Paper and Pencil games
What's Missing Game. Draw a picture. A house or face or stick person works well. Next to it, draw the same thing but with one detail missing (like an ear). Draw another picture with a different detail missing. Make a series of pictures of the same thing, with one or more items missing in each. Your child will try to draw in what's missing (or if they're very young, they'll just tell you what's missing). This trains your child to notice details, an important pre-reading skill.
Shapes. Using dots made with a pen or drawing with a highlighter, make large shapes like squares, circles, and rectangles. Your child will be able to connect the dots to draw the shapes or draw over the highlighter with a pen or pencil.
Letters. Again, make dots or use a highlighter for tracing. Make sure you make letters neatly so a young child can recognize them.
Write their name. Write your child's name in highlighter, using a capital letter for the first letter and lowercase letters for the following letters. Give them several opportunities to practice this.
Squiggle drawings.
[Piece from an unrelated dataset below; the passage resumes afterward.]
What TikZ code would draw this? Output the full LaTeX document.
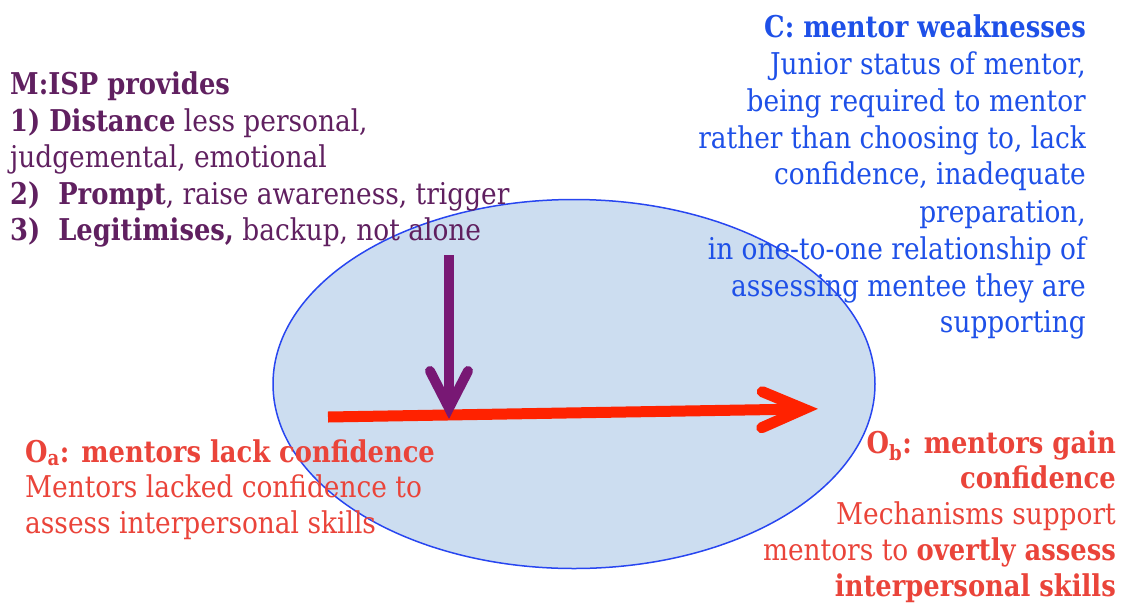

For this game, you draw a squiggly line on a piece of paper and challenge your child to turn the squiggle into a picture. Encourage them to turn the paper around and look from different angles. Does the squiggle look like a part of an animal or a person? Can it be a piece of an object they know? Will it be something make-believe?
Weaving. Cut strips into the center of a sheet of paper. Reinforce the top and bottom with tape. Give your child strips of paper to weave over, under, over, under. This is great for fine-motor skills and learning patterns.
Keep in mind that at first you will need to coach your child through using these activities. Though this requires some effort up front, your child will soon learn how to enjoy these games on their own, and this activity book will be a great tool for you when you need your child to play some quiet games.